DIRECTIONS: Every record should be repeated exactly, except that pictures are left out.
>> BEGIN DATASET CONTENT
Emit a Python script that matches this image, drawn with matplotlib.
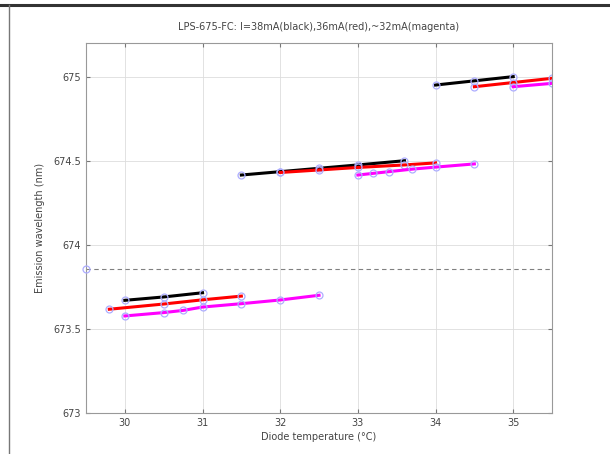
import matplotlib.pyplot as plt
from matplotlib.lines import Line2D

# wavelength vs diode temperature, three drive currents
black_x = [[30.0, 30.5, 31.0], [31.5, 32.0, 32.5, 33.0, 33.6], [34.0, 34.5, 35.0]]
black_y = [[673.67, 673.69, 673.715], [674.415, 674.435, 674.455, 674.475, 674.50], [674.95, 674.975, 675.0]]

red_x = [[29.8, 30.5, 31.0, 31.5], [32.0, 32.5, 33.0, 33.6, 34.0], [34.5, 35.0, 35.5]]
red_y = [[673.617, 673.648, 673.673, 673.695], [674.43, 674.445, 674.46, 674.475, 674.487], [674.94, 674.965, 674.99]]

mag_x = [[30.0, 30.5, 30.75, 31.0, 31.5, 32.0, 32.5], [33.0, 33.2, 33.4, 33.7, 34.0, 34.5], [35.0, 35.5]]
mag_y = [[673.577, 673.597, 673.61, 673.63, 673.65, 673.672, 673.70],
         [674.415, 674.425, 674.435, 674.45, 674.462, 674.481], [674.94, 674.96]]

ref_wavelength = 673.855

fig = plt.figure(figsize=(6.1, 4.54), dpi=100)
ax = fig.add_axes([0.141, 0.0903, 0.764, 0.815])

mk = dict(marker='o', markersize=5, markerfacecolor='none', markeredgecolor=(0.68, 0.68, 1.0), markeredgewidth=0.9)
for xs, ys in zip(black_x, black_y):
    ax.plot(xs, ys, color='black', lw=2.2, **mk)
for xs, ys in zip(red_x, red_y):
    ax.plot(xs, ys, color='red', lw=2.2, **mk)
for xs, ys in zip(mag_x, mag_y):
    ax.plot(xs, ys, color='magenta', lw=2.2, **mk)

ax.axhline(ref_wavelength, color='gray', ls='--', lw=0.8, dashes=(4, 3))
ax.plot([29.5], [ref_wavelength], clip_on=False, zorder=5, **mk)

ax.set_xlim(29.5, 35.5)
ax.set_ylim(673, 675.2)
ax.set_xticks([30, 31, 32, 33, 34, 35])
ax.set_yticks([673, 673.5, 674, 674.5, 675])
ax.set_yticklabels(['673', '673.5', '674', '674.5', '675'])
ax.grid(True, color='#dddddd', lw=0.6)
ax.set_axisbelow(True)
ax.tick_params(direction='in', labelsize=7, length=3, top=True, right=True, color='#777777', labelcolor='#444444')
for s in ax.spines.values():
    s.set_color('#999999')
    s.set_linewidth(0.8)

ax.set_title('LPS-675-FC: I=38mA(black),36mA(red),~32mA(magenta)', fontsize=7, color='#444444', pad=9)
ax.set_xlabel('Diode temperature (\u00b0C)', fontsize=7, color='#444444', labelpad=3)
ax.set_ylabel('Emission wavelength (nm)', fontsize=7, color='#444444', labelpad=6)

# screenshot frame
fig.add_artist(Line2D([0, 1], [1 - 4.7 / 454, 1 - 4.7 / 454], color='#333333', lw=2.2))
fig.add_artist(Line2D([8.5 / 610, 8.5 / 610], [0, 1 - 4.7 / 454], color='#777777', lw=1))

plt.savefig('out.png', dpi=100)
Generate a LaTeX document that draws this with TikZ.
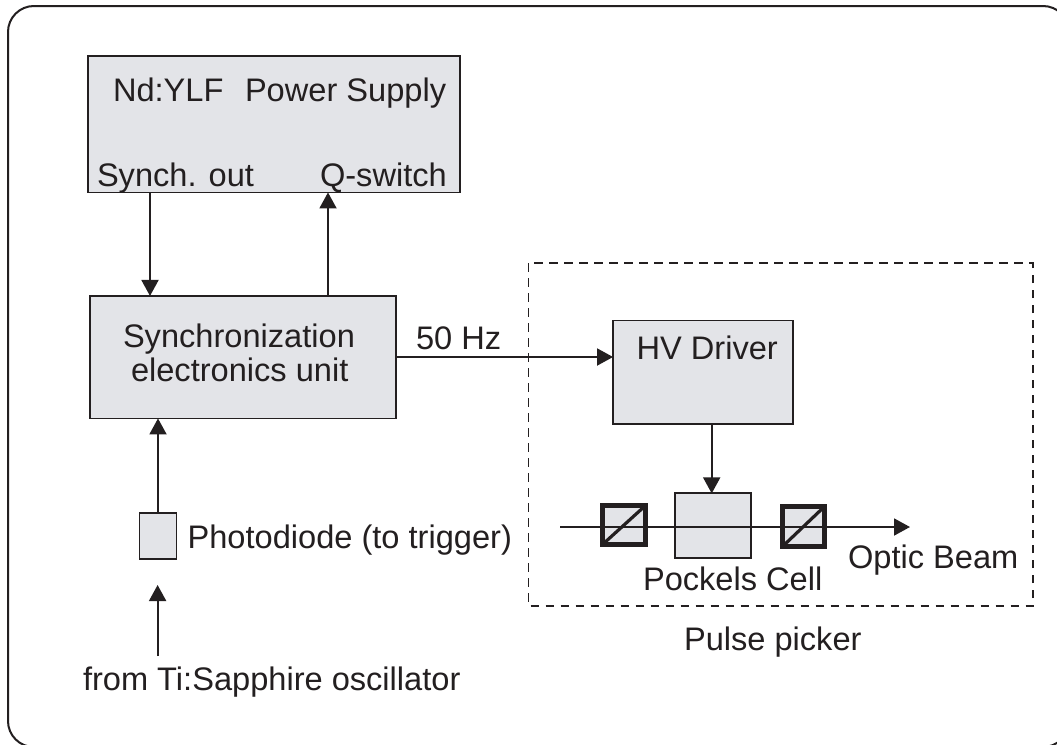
>> END DATASET CONTENT
EXPECTED ANSWER:
Emit a Python script that matches this image, drawn with matplotlib.
import matplotlib.pyplot as plt
from matplotlib.lines import Line2D

# wavelength vs diode temperature, three drive currents
black_x = [[30.0, 30.5, 31.0], [31.5, 32.0, 32.5, 33.0, 33.6], [34.0, 34.5, 35.0]]
black_y = [[673.67, 673.69, 673.715], [674.415, 674.435, 674.455, 674.475, 674.50], [674.95, 674.975, 675.0]]

red_x = [[29.8, 30.5, 31.0, 31.5], [32.0, 32.5, 33.0, 33.6, 34.0], [34.5, 35.0, 35.5]]
red_y = [[673.617, 673.648, 673.673, 673.695], [674.43, 674.445, 674.46, 674.475, 674.487], [674.94, 674.965, 674.99]]

mag_x = [[30.0, 30.5, 30.75, 31.0, 31.5, 32.0, 32.5], [33.0, 33.2, 33.4, 33.7, 34.0, 34.5], [35.0, 35.5]]
mag_y = [[673.577, 673.597, 673.61, 673.63, 673.65, 673.672, 673.70],
         [674.415, 674.425, 674.435, 674.45, 674.462, 674.481], [674.94, 674.96]]

ref_wavelength = 673.855

fig = plt.figure(figsize=(6.1, 4.54), dpi=100)
ax = fig.add_axes([0.141, 0.0903, 0.764, 0.815])

mk = dict(marker='o', markersize=5, markerfacecolor='none', markeredgecolor=(0.68, 0.68, 1.0), markeredgewidth=0.9)
for xs, ys in zip(black_x, black_y):
    ax.plot(xs, ys, color='black', lw=2.2, **mk)
for xs, ys in zip(red_x, red_y):
    ax.plot(xs, ys, color='red', lw=2.2, **mk)
for xs, ys in zip(mag_x, mag_y):
    ax.plot(xs, ys, color='magenta', lw=2.2, **mk)

ax.axhline(ref_wavelength, color='gray', ls='--', lw=0.8, dashes=(4, 3))
ax.plot([29.5], [ref_wavelength], clip_on=False, zorder=5, **mk)

ax.set_xlim(29.5, 35.5)
ax.set_ylim(673, 675.2)
ax.set_xticks([30, 31, 32, 33, 34, 35])
ax.set_yticks([673, 673.5, 674, 674.5, 675])
ax.set_yticklabels(['673', '673.5', '674', '674.5', '675'])
ax.grid(True, color='#dddddd', lw=0.6)
ax.set_axisbelow(True)
ax.tick_params(direction='in', labelsize=7, length=3, top=True, right=True, color='#777777', labelcolor='#444444')
for s in ax.spines.values():
    s.set_color('#999999')
    s.set_linewidth(0.8)

ax.set_title('LPS-675-FC: I=38mA(black),36mA(red),~32mA(magenta)', fontsize=7, color='#444444', pad=9)
ax.set_xlabel('Diode temperature (\u00b0C)', fontsize=7, color='#444444', labelpad=3)
ax.set_ylabel('Emission wavelength (nm)', fontsize=7, color='#444444', labelpad=6)

# screenshot frame
fig.add_artist(Line2D([0, 1], [1 - 4.7 / 454, 1 - 4.7 / 454], color='#333333', lw=2.2))
fig.add_artist(Line2D([8.5 / 610, 8.5 / 610], [0, 1 - 4.7 / 454], color='#777777', lw=1))

plt.savefig('out.png', dpi=100)
Generate a LaTeX document that draws this with TikZ.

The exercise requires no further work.